Somehow it makes a lot of sense.
Writing while completely naked seems to have worked fine for Warren Ellis so far
Lee’s stated age and the “early ’50s” date are obviously wrong on that picture. The beard sideburns and sunglasses are a dead giveaway the photo dates to the ’60s. Probably the late ’60s by which time John Romita, Roy Thomas, and others have said Lee only came into the Marvel offices roughly three days a week.
From the Comics Beat page.
http://imgcdn.nrelate.com/image_cache/comicsbeat.com/8187f6e1fef998f300da45603451e3c5_thumb_stans_lee-_jack_kirby_1964.jpg
Stan has said he typed standing up because he feared getting a “fat belly” if he sat while he typed all day.

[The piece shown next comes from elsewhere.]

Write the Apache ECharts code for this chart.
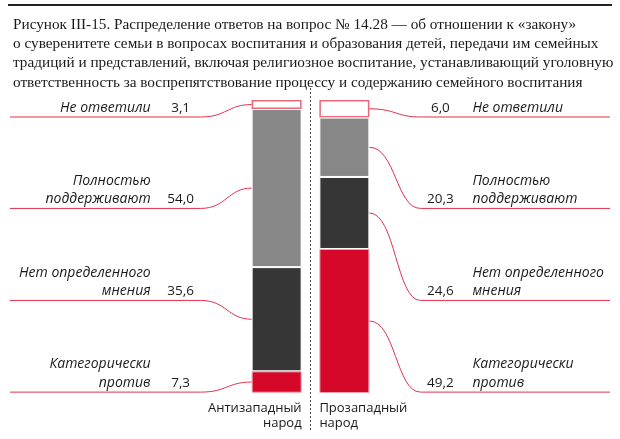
<!DOCTYPE html>
<html><head><meta charset="utf-8">
<script src="https://cdn.jsdelivr.net/npm/echarts@6/dist/echarts.min.js"></script>
<style>html,body{margin:0;padding:0;background:#fff}#c{width:620px;height:439px}</style>
</head><body><div id="c"></div>
<script>
const titleLines = [
  'Рисунок III-15. Распределение ответов на вопрос № 14.28 — об отношении к «закону»',
  'о суверенитете семьи в вопросах воспитания и образования детей, передачи им семейных',
  'традиций и представлений, включая религиозное воспитание, устанавливающий уголовную',
  'ответственность за воспрепятствование процессу и содержанию семейного воспитания'
];
const groups = ['Антизападный\nнарод', 'Прозападный\nнарод'];
const answers = ['Не ответили', 'Полностью\nподдерживают', 'Нет определенного\nмнения', 'Категорически\nпротив'];
const antiWestern = [3.1, 54.0, 35.6, 7.3];
const proWestern = [6.0, 20.3, 24.6, 49.2];

const valuesByGroup = [antiWestern, proWestern];
const fills = ['#ffffff', '#878787', '#363636', '#d5082a'];
const borders = ['#e8687a', '#ffffff', '#ffffff', '#f2a3ae'];
const lineColor = '#e2304a';
const rowFrac = [0.058, 0.370, 0.684, 0.997];
const barW = 50;
const fmt = v => v.toFixed(1).replace('.', ',');

const maxTotal = Math.max(...valuesByGroup.map(a => a.reduce((s, v) => s + v, 0)));

const barSeries = answers.map((name, i) => ({
  name, type: 'bar', stack: 'all', barWidth: barW,
  data: valuesByGroup.map(arr => arr[i]),
  itemStyle: { color: fills[i], borderColor: borders[i], borderWidth: i === 0 ? 1.5 : 1 },
  emphasis: { disabled: true }, silent: true
}));

const annData = [];
valuesByGroup.forEach((arr, g) => {
  let cum = 0;
  arr.forEach((v, i) => { annData.push([g, cum + v / 2, i, v]); cum += v; });
});

function renderItem(params, api) {
  const g = api.value(0), mid = api.value(1), row = api.value(2), val = api.value(3);
  const cs = params.coordSys;
  const p = api.coord([g, mid]);
  const band = api.size([1, 0])[0];
  const rowY = cs.y + rowFrac[row] * cs.height;
  const children = [];
  const labFont = 'italic 14px "Open Sans"';
  const valFont = '13.5px "Open Sans"';
  if (g === 0) {
    const edge = p[0] - barW / 2;
    const x0 = edge - 51;
    children.push({ type: 'line', shape: { x1: 10, y1: rowY, x2: x0, y2: rowY }, style: { stroke: lineColor, lineWidth: 1 } });
    children.push({ type: 'bezierCurve', shape: { x1: x0, y1: rowY, cpx1: x0 + 26, cpy1: rowY, cpx2: edge - 24, cpy2: p[1], x2: edge, y2: p[1] }, style: { stroke: lineColor, lineWidth: 1, fill: null } });
    children.push({ type: 'text', style: { text: fmt(val), x: edge - 71, y: rowY - 9, align: 'center', verticalAlign: 'middle', font: valFont, fill: '#1a1a1a' } });
    children.push({ type: 'text', style: { text: answers[row], x: edge - 101, y: rowY, align: 'right', verticalAlign: 'bottom', font: labFont, lineHeight: 18.5, fill: '#1a1a1a' } });
  } else {
    const edge = p[0] + barW / 2;
    const x1 = edge + 51;
    children.push({ type: 'line', shape: { x1: x1, y1: rowY, x2: 610, y2: rowY }, style: { stroke: lineColor, lineWidth: 1 } });
    children.push({ type: 'bezierCurve', shape: { x1: edge, y1: p[1], cpx1: edge + 26, cpy1: p[1], cpx2: x1 - 24, cpy2: rowY, x2: x1, y2: rowY }, style: { stroke: lineColor, lineWidth: 1, fill: null } });
    children.push({ type: 'text', style: { text: fmt(val), x: edge + 71, y: rowY - 9, align: 'center', verticalAlign: 'middle', font: valFont, fill: '#1a1a1a' } });
    children.push({ type: 'text', style: { text: answers[row], x: edge + 103, y: rowY, align: 'left', verticalAlign: 'bottom', font: labFont, lineHeight: 18.5, fill: '#1a1a1a' } });
  }
  if (row === answers.length - 1) {
    const gx = g === 0 ? p[0] + barW / 2 : p[0] - barW / 2;
    children.push({ type: 'text', style: { text: groups[g], x: gx, y: cs.y + cs.height + 8, align: g === 0 ? 'right' : 'left', verticalAlign: 'top', font: '13px "Open Sans"', lineHeight: 15, fill: '#1a1a1a' } });
  }
  if (g === 1 && row === 0) {
    const sx = p[0] - band / 2;
    children.push({ type: 'line', shape: { x1: sx, y1: cs.y - 12, x2: sx, y2: cs.y + cs.height + 38 }, style: { stroke: '#444', lineWidth: 1, lineDash: [2, 2] } });
  }
  return { type: 'group', children };
}

const chart = echarts.init(document.getElementById('c'), null, { renderer: 'canvas' });
chart.setOption({
  animation: false,
  title: {
    text: titleLines.join('\n'), left: 8, top: 10,
    textStyle: { fontFamily: 'Liberation Serif', fontSize: 15.25, fontWeight: 'normal', color: '#1a1a1a', lineHeight: 19.3 }
  },
  graphic: [{ type: 'line', shape: { x1: 8, y1: 5, x2: 612, y2: 5 }, style: { stroke: '#222', lineWidth: 2 } }],
  grid: { left: 242.75, right: 241.75, top: 100, bottom: 46, containLabel: false, outerBoundsMode: 'none' },
  xAxis: { type: 'category', data: groups, show: false },
  yAxis: { type: 'value', inverse: true, min: 0, max: maxTotal, show: false },
  series: [...barSeries, {
    type: 'custom', renderItem, data: annData, z: 5, silent: true, clip: false
  }]
});
</script></body></html>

And I agree the photo is probably from the late ’60s.
Looks 50′s era beatnik look to me!
Stan didn’t look like a beatnik in the 1950s. That photo’s got to be from the late 60s.
“Writing while completely naked seems to have worked fine for Warren Ellis so far.”
Maybe for him, but the other customers at the pub are beginning to complain.
“Stan didn’t look like a beatnik in the 1950s.”
No, Stan looked like Jack Lemmon in “The Apartment” in the ’50s.